More Photos of Hot Air Balloons in Cappadocia, and A Moment of Gratitude

Posted on
Feb 2, 2017
 
Posted in: Attractions

So, I’m not done telling you about the hot air balloon rides in Cappadocia. I hope that’s okay.

The thing is, even after we took our ride, both Rand and I kept thinking about it, and not long after he said to me, “Hey, what do you think about getting up early and watching all of the balloons take off?”

There’s this weird thing that happens with Rand ALL THE DAMN TIME when we travel, where I have to decide whether I’m going to stay comfy and warm in my hotel under a pile of covers, or whether I’m going to go out and have an experience that may or may not be unforgettable. I should note that all of these unforgettable experiences seem to be scheduled for the crack of dawn. And Rand, who will scarcely get up before 9:30am on a normal day, will bounce out of our hotel room at 5am while I’m rethinking my marriage vows.

(I kid. I like him. But I may not have been so eager to spend my entire life with him if he’d been a morning person.)

Our hotel arranged for a taxi to pick us up the following morning. Our driver was a lovely chain-smoking man in his 50s who did a terrible job of hiding the fact that he thought we were insane. He drove us to the launch site and sat in his warm car, gently shaking his head while we hopped out to stand in the cold.

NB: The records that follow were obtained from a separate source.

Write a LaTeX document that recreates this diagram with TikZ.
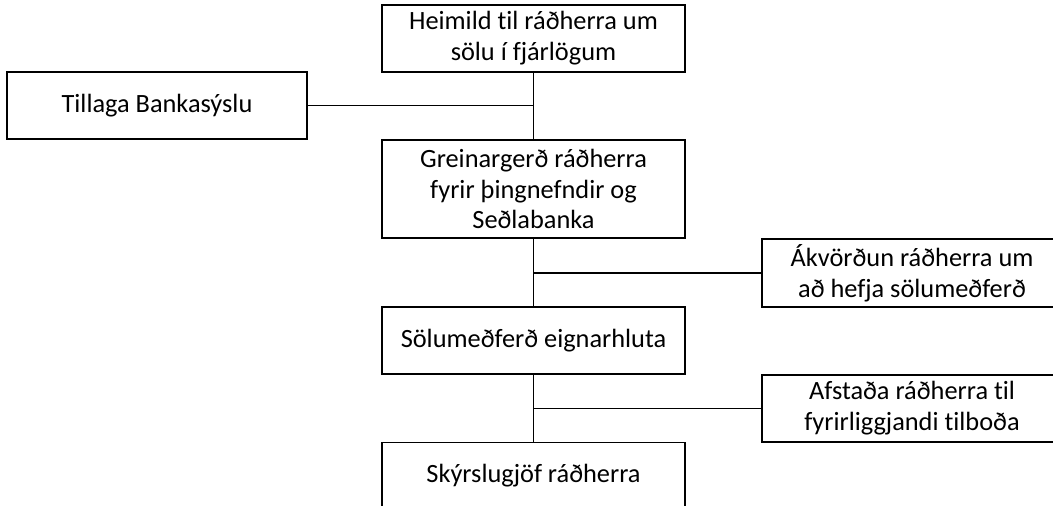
\documentclass[tikz,border=0pt]{standalone}
\usepackage{fontspec}
\setmainfont{Carlito}[Ligatures=NoCommon]
\begin{document}
\begin{tikzpicture}[x=0.02cm, y=-0.02cm, font=\fontsize{15}{17.6}\selectfont,
    box/.style={draw, line width=1pt, align=center, inner sep=0pt, minimum width=6.06cm, minimum height=1.34cm},
    sidebox/.style={align=center, inner sep=0pt, minimum width=6cm, minimum height=1.34cm},
    frame/.style={line width=1pt},
    link/.style={line width=0.8pt}]
    \useasboundingbox (0,0) rectangle (1053,506);
    \clip (0,0) rectangle (1053,506);

    % Main column
    \node[box] (heimild) at (533.5,38.5) {Heimild til ráðherra um\\sölu í fjárlögum};
    \node[box, minimum height=1.96cm] (greinargerd) at (533.5,189) {Greinargerð ráðherra\\fyrir þingnefndir og\\Seðlabanka};
    \node[box] (solumedferd) at (533.5,340.5) {Sölumeðferð eignarhluta};
    \node[box] (skyrslugjof) at (533.5,476) {Skýrslugjöf ráðherra};

    % Side boxes
    \node[box, minimum width=6cm] (tillaga) at (157,105.5) {Tillaga Bankasýslu};
    \node[sidebox] (akvordun) at (912,273) {Ákvörðun ráðherra um\\að hefja sölumeðferð};
    \node[sidebox] (afstada) at (912,408.5) {Afstaða ráðherra til\\fyrirliggjandi tilboða};

    % Right boxes run off the page
    \draw[frame] ([xshift=1cm]akvordun.north east) -- (akvordun.north west) -- (akvordun.south west) -- ([xshift=1cm]akvordun.south east);
    \draw[frame] ([xshift=1cm]afstada.north east) -- (afstada.north west) -- (afstada.south west) -- ([xshift=1cm]afstada.south east);

    % Vertical links
    \draw[link] (heimild) -- (greinargerd);
    \draw[link] (greinargerd) -- (solumedferd);
    \draw[link] (solumedferd) -- (skyrslugjof);

    % Side links
    \draw[link] (tillaga.east) -- (tillaga.east -| heimild.south);
    \draw[link] (akvordun.west) -- (akvordun.west -| greinargerd.south);
    \draw[link] (afstada.west) -- (afstada.west -| solumedferd.south);
\end{tikzpicture}
\end{document}
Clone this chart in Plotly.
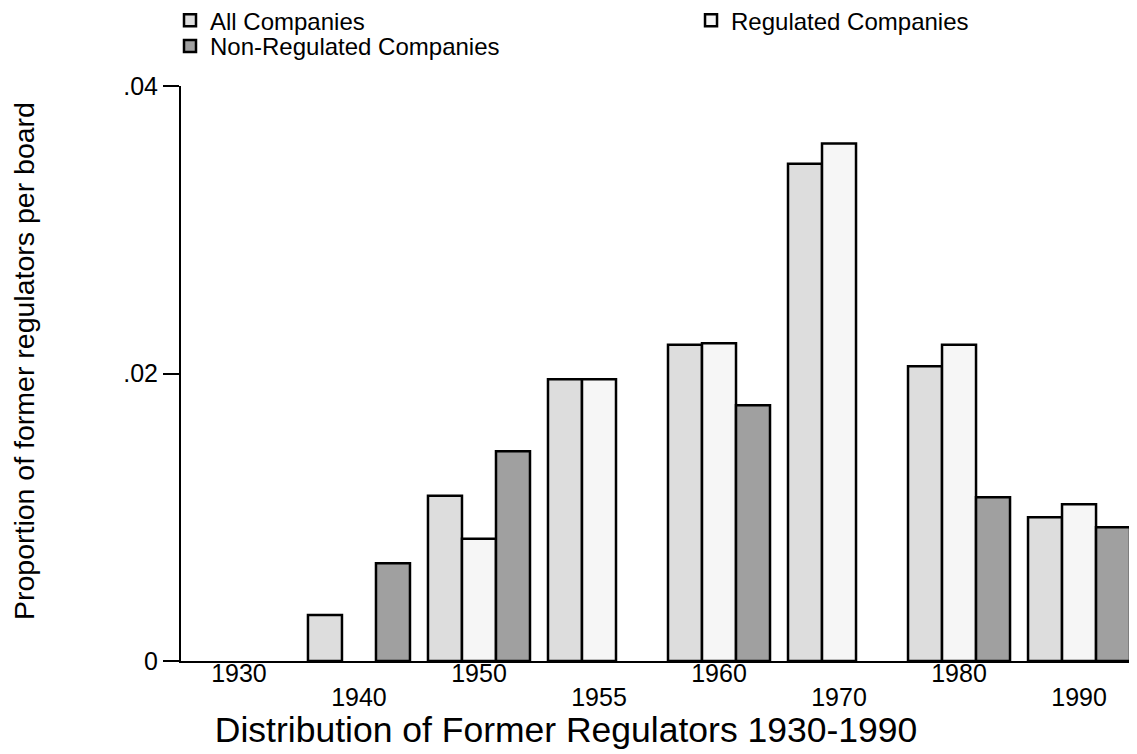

But by the end even he had stepped out to take photos alongside us.

That morning was clearer than it had been on the day that we went up. We watched the balloons fill – the loud rush of the heaters echoing again across the hills – and saw them slowly turn upright.

 

They sat there for a moment, looming, dark and silent.

 

Until the heaters ran again, making them glow.

 

 

And then, the sky still dark, we watched them float into the sky.

 

Our driver took us to a ridge that overlooked the launch site, and we saw the balloons rise from the valley below us. Sometimes they would seem to race each other. During our flight our pilot had explained to us that the balloons touching was not concerning – it was when the baskets bumped into one another than problems arose. Fortunately, that’s rare.

 

Our balloon ride had been miraculous, but the sky on this morning blew it out of the sky.

 

The sun began to rise, and with it, more balloons.


And once again, as it had been on the day we took our flight, the sky was soon filled with them.

 

In a blink the sun was up, in a blink it was daytime. Slowly, Cappadocia began to wake. We were a six-hour drive from the Syrian border. If someone had left by car – if it were possible to leave – they could have reached us by lunchtime. But the only thing stopping us from seeing the sunrise was that we had to pull ourselves from our beautiful hotel bed. That was it. We got up, we watched the sunrise, we took photos. Later we’d wander through towns and eat lamb and we’d go home. Easily. Safely.

 

We climbed into the cab. The driver had the heater running for us, and the inside smelled faintly of stale cigarette smoke. I tucked my hands into my armpits, trying to warm them up.

“So,” Rand asked me as we headed back to our hotel, “was it worth it?”

“Always,” I told him. In my world, when this is the biggest decision I am faced with, stepping out into the darkest with him is always worth it.